The first coat on new plaster

The first coat is where many problems begin or are avoided. New plaster is porous, so standard emulsion applied straight from the tin often sits badly on the surface. It may dry unevenly, fail to bond properly or show flashing in the final finish.

That is why decorators often use a mist coat on fresh plaster. In simple terms, this is a breathable first coat that soaks in and gives later coats a sound base. The exact mix and product choice can vary depending on the paint being used and the condition of the plaster, so this is not always a one-size-fits-all situation. What matters is using a suitable first coat for new plaster rather than treating it like an already painted wall.

Once the first coat is on, imperfections usually become easier to spot. This is normal. Minor filling and sanding between coats is often part of achieving a crisp, even finish.

Sanding and surface preparation after plastering

A clean finish depends on careful prep. After plaster has dried, light sanding may be needed to remove small nibs, ridges or rough edges. This should be controlled and tidy. Over-sanding can damage the surface, while poor dust control creates a mess and affects adhesion.

This is one reason professional decorators put so much emphasis on preparation. Dustless sanding systems, proper sheeting and careful protection make a real difference in occupied homes and working premises. Clients do not just want a room painted well. They want the job handled respectfully, with as little disruption as possible.

In domestic properties, that often means protecting flooring, furniture and adjacent rooms.
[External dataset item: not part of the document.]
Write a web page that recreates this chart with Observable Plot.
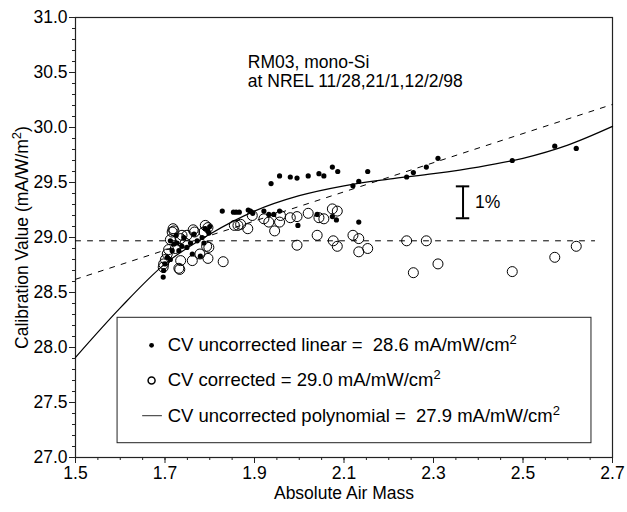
<!DOCTYPE html>
<html>
<head>
<meta charset="utf-8">
<script src="https://cdn.jsdelivr.net/npm/d3@7"></script>
<script src="https://cdn.jsdelivr.net/npm/@observablehq/plot@0.6"></script>
<style>
  html, body { margin: 0; padding: 0; background: #fff; }
</style>
</head>
<body>
<div id="chart"></div>
<script>
// ---- data ----
const uncorrAM = [1.696,1.697,1.700,1.705,1.712,1.716,1.720,1.712,1.727,1.731,1.738,1.749,1.757,1.761,1.772,1.779,1.783,1.787,1.796,1.798,1.725,1.742,1.765,1.790,1.800,
  1.828,1.853,1.859,1.866,1.886,1.891,1.896,1.921,1.932,1.943,1.956,1.997,2.040,2.074,2.083,2.133,
  1.937,1.956,1.980,1.995,2.020,2.044,2.055,2.074,2.086,2.120,2.133,2.153,2.240,2.255,2.284,2.310,2.476,2.571,2.619];
const uncorrCV = [28.64,28.70,28.76,28.82,28.80,28.88,28.94,28.97,28.95,28.88,28.92,28.91,28.95,28.85,28.97,28.83,29.00,28.95,29.06,29.04,29.02,29.00,29.03,29.08,29.10,
  29.24,29.23,29.23,29.23,29.25,29.24,29.22,29.24,29.21,29.21,29.24,29.11,29.21,29.19,29.16,29.14,
  29.49,29.56,29.55,29.54,29.56,29.58,29.56,29.64,29.60,29.47,29.51,29.60,29.55,29.59,29.64,29.72,29.70,29.83,29.81];

const corrAM = [1.696,1.697,1.701,1.705,1.708,1.723,1.716,1.718,1.720,1.735,1.738,1.749,1.763,1.766,1.787,1.790,1.796,1.793,1.798,1.796,1.778,1.761,1.731,1.733,1.735,1.830,1.745,1.712,
  1.855,1.863,1.869,1.885,1.895,1.921,1.932,1.945,1.956,1.958,1.980,1.995,1.995,2.020,2.040,2.044,2.055,2.074,2.076,2.085,2.085,
  2.120,2.133,2.133,2.153,2.240,2.255,2.284,2.310,2.476,2.571,2.619];
const corrCV = [28.73,28.76,28.80,28.85,28.89,28.90,29.05,29.08,29.06,28.99,29.02,29.02,29.07,29.05,29.05,29.11,29.09,28.92,28.91,28.81,28.85,28.79,28.72,28.71,28.79,28.78,28.95,28.98,
  29.11,29.11,29.12,29.08,29.20,29.17,29.14,29.06,29.14,29.20,29.18,29.19,28.93,29.22,29.02,29.18,29.17,29.26,28.97,29.24,28.92,
  29.02,28.99,28.87,28.90,28.97,28.68,28.97,28.76,28.69,28.82,28.92];

// polynomial fit curve
const polyAM = [1.5,1.6,1.7,1.8,1.9,2.0,2.1,2.2,2.3,2.4,2.5,2.6,2.7];
const polyCV = [27.91,28.36,28.76,29.03,29.24,29.38,29.47,29.53,29.58,29.64,29.72,29.84,30.01];

// linear fit (dashed) and corrected mean (dashed)
const linAM = [1.5, 2.7];
const linCV = [28.62, 30.21];
const corrLineAM = [1.5, 2.66];
const corrLineCV = [28.97, 28.97];

// 1% bar
const barAM = [2.366];
const barEnds = [29.175, 29.465];

const xTickLabels = [1.5, 1.7, 1.9, 2.1, 2.3, 2.5, 2.7];
const yTickLabels = [27.0, 27.5, 28.0, 28.5, 29.0, 29.5, 30.0, 30.5, 31.0];
const xMinorTicks = d3.range(0, 25).map(i => 1.5 + i * 0.05);
const yMinorTicks = d3.range(0, 41).map(i => 27 + i * 0.1);

const annotation = ["RM03, mono-Si", "at NREL 11/28,21/1,12/2/98"];
const legendLabels = [
  "CV uncorrected linear =  28.6 mA/mW/cm^2",
  "CV corrected = 29.0 mA/mW/cm^2",
  "CV uncorrected polynomial =  27.9 mA/mW/cm^2"
];

// ---- layout (positions in data space, not data) ----
const legendBox = {x1: 1.594, x2: 2.653, y1: 27.13, y2: 28.27};
const legendTextAM = 1.706;
const legendRowCV = [28.02, 27.70, 27.38];
const legendSymAM = 1.670;
const capHalf = 0.015;
const annotAM = 1.885, annotCV = 30.51;

const pts = (xs, ys) => xs.map((x, i) => ({x, y: ys[i]}));
const font = "Liberation Sans, Arial, Helvetica, sans-serif";

const chart = Plot.plot({
  width: 627,
  height: 512,
  marginLeft: 75,
  marginRight: 15,
  marginTop: 17,
  marginBottom: 55,
  style: {fontFamily: font, fontSize: "17px", color: "#000", background: "#fff"},
  x: {type: "linear", domain: [1.5, 2.7], label: null},
  y: {type: "linear", domain: [27, 31], label: null},
  marks: [
    Plot.frame({stroke: "#222", strokeWidth: 1.2}),
    Plot.axisX(xMinorTicks, {tickSize: 3, tickFormat: () => "", label: null, stroke: "#222"}),
    Plot.axisX(xTickLabels, {tickSize: 6, tickPadding: 3, tickFormat: d => d.toFixed(1), label: null, fontSize: 17.5, stroke: "#222"}),
    Plot.axisY(yMinorTicks, {tickSize: 3, tickFormat: () => "", label: null, stroke: "#222"}),
    Plot.axisY(yTickLabels, {tickSize: 6, tickPadding: 2, tickFormat: d => d.toFixed(1), label: null, fontSize: 17.5, stroke: "#222"}),
    Plot.text(["Absolute Air Mass"], {frameAnchor: "bottom", dy: 41, fontSize: 17.5}),
    Plot.text(["Calibration Value (mA/W/m^2)"], {frameAnchor: "left", textAnchor: "middle", rotate: -90, dx: -53, fontSize: 17.5}),

    // fits
    Plot.line(pts(corrLineAM, corrLineCV), {x: "x", y: "y", stroke: "#000", strokeWidth: 1, strokeDasharray: "5,7"}),
    Plot.line(pts(linAM, linCV), {x: "x", y: "y", stroke: "#000", strokeWidth: 1, strokeDasharray: "5,7"}),
    Plot.line(pts(polyAM, polyCV), {x: "x", y: "y", stroke: "#000", strokeWidth: 1.2, curve: "monotone-x"}),

    // data
    Plot.dot(pts(corrAM, corrCV), {x: "x", y: "y", r: 5, fill: "none", stroke: "#000", strokeWidth: 1}),
    Plot.dot(pts(uncorrAM, uncorrCV), {x: "x", y: "y", r: 2.6, fill: "#000", stroke: "none"}),

    // 1% bar
    Plot.ruleX(barAM, {x: d => d, y1: () => barEnds[0], y2: () => barEnds[1], stroke: "#000", strokeWidth: 2}),
    Plot.ruleY(barEnds, {y: d => d, x1: () => barAM[0] - capHalf, x2: () => barAM[0] + capHalf, stroke: "#000", strokeWidth: 2}),
    Plot.text(["1%"], {x: () => barAM[0], y: () => (barEnds[0] + barEnds[1]) / 2, dx: 12, textAnchor: "start", fontSize: 17.5}),

    // annotation
    Plot.text([annotation.join("\n")], {x: () => annotAM, y: () => annotCV, textAnchor: "start", fontSize: 17.5, lineHeight: 1.12}),

    // legend
    Plot.rect([legendBox], {x1: "x1", x2: "x2", y1: "y1", y2: "y2", fill: "#fff", stroke: "#222", strokeWidth: 1}),
    Plot.dot([0], {x: () => legendSymAM, y: () => legendRowCV[0], r: 2.4, fill: "#000"}),
    Plot.dot([0], {x: () => legendSymAM, y: () => legendRowCV[1], r: 3.5, fill: "none", stroke: "#000"}),
    Plot.line([legendSymAM - 0.02, legendSymAM + 0.022], {x: d => d, y: () => legendRowCV[2], stroke: "#555", strokeWidth: 1.2}),
    Plot.text(legendLabels, {x: () => legendTextAM, y: (d, i) => legendRowCV[i], textAnchor: "start", fontSize: 18.5})
  ]
});

// superscripts
d3.select(chart).selectAll("text").each(function() {
  const t = this.textContent;
  if (!t.includes("^")) return;
  const m = t.match(/^(.*)\^(\d)(.*)$/);
  const sel = d3.select(this);
  sel.text(null);
  sel.append("tspan").text(m[1]);
  sel.append("tspan").attr("dy", "-7").attr("font-size", "13").text(m[2]);
  if (m[3]) sel.append("tspan").attr("dy", "7").text(m[3]);
});

document.getElementById("chart").appendChild(chart);
</script>
</body>
</html>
In commercial settings, it may also mean planning works around staff, customers or operating hours. Good prep is not only about the wall - it is about how the whole job is managed.
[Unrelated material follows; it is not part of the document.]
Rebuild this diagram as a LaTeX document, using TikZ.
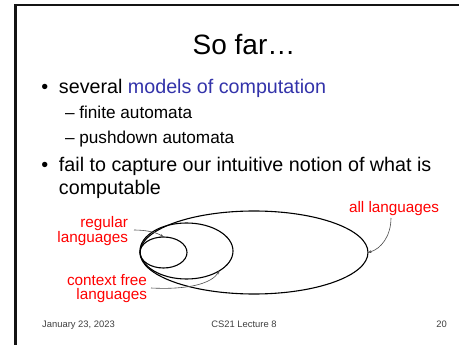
\documentclass[tikz,border=0pt]{standalone}
\usepackage{fontspec}
\setmainfont{Liberation Sans}
\usetikzlibrary{arrows.meta,shapes.geometric}
\definecolor{blu}{RGB}{51,51,170}
\definecolor{lab}{RGB}{255,0,0}
\definecolor{foot}{RGB}{64,64,64}
\definecolor{frm}{RGB}{20,20,20}
\tikzset{
  txt/.style={inner sep=0pt, outer sep=0pt, anchor=base west},
  ttl/.style={inner sep=0pt, anchor=base, font=\fontsize{28}{32}\selectfont},
  mainline/.style={txt, font=\fontsize{19.7}{23}\selectfont},
  subline/.style={txt, font=\fontsize{17.2}{21}\selectfont},
  lbl/.style={inner sep=0pt, outer sep=0pt, anchor=base east, text=lab, font=\fontsize{15.3}{15.3}\selectfont},
  lblw/.style={lbl, anchor=base west},
  footer/.style={inner sep=0pt, text=foot, font=\fontsize{9.4}{10}\selectfont},
  lang/.style={ellipse, draw, line width=1.1pt, inner sep=0pt, outer sep=0pt},
  pointer/.style={line width=0.6pt, draw=black!70, -{Stealth[length=3.5pt,width=2.8pt]}}
}
\begin{document}
\begin{tikzpicture}[x=1pt,y=-1pt]
\useasboundingbox (0,0) rectangle (459,345);
\fill[white] (0,0) rectangle (459,345);
\draw[line width=2.2pt, draw=frm, line join=miter] (15.5,345) -- (15.5,5.3) -- (459,5.3);

\node[ttl] (title) at (244,55) {So far…};

\node[mainline] (b1) at (41.5,94) {•};
\node[mainline] (l1) at (59,94) {several \textcolor{blu}{models of computation}};
\node[subline] (l2) at (65,119) {– finite automata};
\node[subline] (l3) at (65,144) {– pushdown automata};
\node[mainline] (b2) at (41.5,172) {•};
\node[mainline] (l4) at (59,172) {fail to capture our intuitive notion of what is};
\node[mainline] (l5) at (59,195) {computable};

\node[lang, minimum width=228pt, minimum height=83pt] (all) at (254,252.5) {};
\node[lang, minimum width=93pt, minimum height=56pt] (cfl) at (186.5,251) {};
\node[lang, minimum width=47pt, minimum height=31pt] (reg) at (163.5,252.5) {};

\node[lbl] (reg1) at (128,228) {regular};
\node[lbl] (reg2) at (128,243) {languages};
\node[lbl] (cf1) at (147,286) {context free};
\node[lbl] (cf2) at (147,300) {languages};
\node[lblw] (al) at (349,213) {all languages};

\draw[pointer] ([xshift=6pt,yshift=-2pt]reg1.base east) .. controls (145,230) and (156,232) .. (reg.north);
\draw[pointer] ([xshift=4pt,yshift=-2pt]cf1.base east) .. controls (190,290) and (212,283) .. (cfl.-31);
\draw[pointer] ([xshift=42pt,yshift=-5pt]al.base west) .. controls (391,236) and (381,249) .. (all.east);

\node[footer, anchor=base west] (date) at (42,327) {January 23, 2023};
\node[footer, anchor=base] (course) at (244,327) {CS21 Lecture 8};
\node[footer, anchor=base east] (page) at (447,327) {20};
\end{tikzpicture}
\end{document}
Common problems when painting new plaster

Most issues come back to timing or preparation. If plaster is painted before fully dry, the finish can fail. If the first coat is wrong, adhesion can be poor. If cracks or blemishes are ignored, they will still be there after the final coat - usually more visible than before.

Hairline cracks are worth mentioning because they are not always a sign of serious failure. Some minor cracking can occur as plaster dries and settles. The important point is identifying whether it is a small cosmetic issue that can be filled and prepared, or something that needs further attention before decorating continues.

Patchiness is another frequent complaint. Sometimes this is caused by uneven absorption on fresh plaster. Sometimes it is down to insufficient coverage or a poor-quality application. Either way, proper first-coat preparation usually reduces the risk considerably.

When to call in a professional

If the wall has just been skimmed and is drying evenly, a straightforward room may be suitable for careful decoration once it is ready. But larger projects, visible defects, awkward surfaces and time-sensitive commercial jobs often benefit from professional handling.

The reason is not just technical knowledge. It is the combination of preparation, product choice, finish quality and tidy working. A decorator with experience can spot issues early, advise on drying conditions, prepare surfaces properly and achieve a more consistent result across the whole room or property.

For clients in Crawley, Surrey and Sussex, that peace of mind matters. Whether it is a lounge refresh, a rental turnaround or a commercial redecoration, the standard of the prep work often tells you what standard of finish to expect.

Getting the best finish from plaster to paint

A good plastering before painting guide always comes back to the same principle: patience at the start pays off at the end. Let the plaster dry fully, clean it properly, use the correct first coat and deal with small defects before the final paint goes on.

That may sound simple, but it is where lasting results come from. At Ellis Painting & Decorating, preparation is treated as a key part of the decorating process, not an afterthought. That approach helps walls and ceilings look sharper, wear better and give clients the kind of finish they were hoping for when the job began.

If you are planning decorating work after plastering, the best next step is not choosing a colour chart straight away. It is making sure the surface underneath is ready to do that colour justice.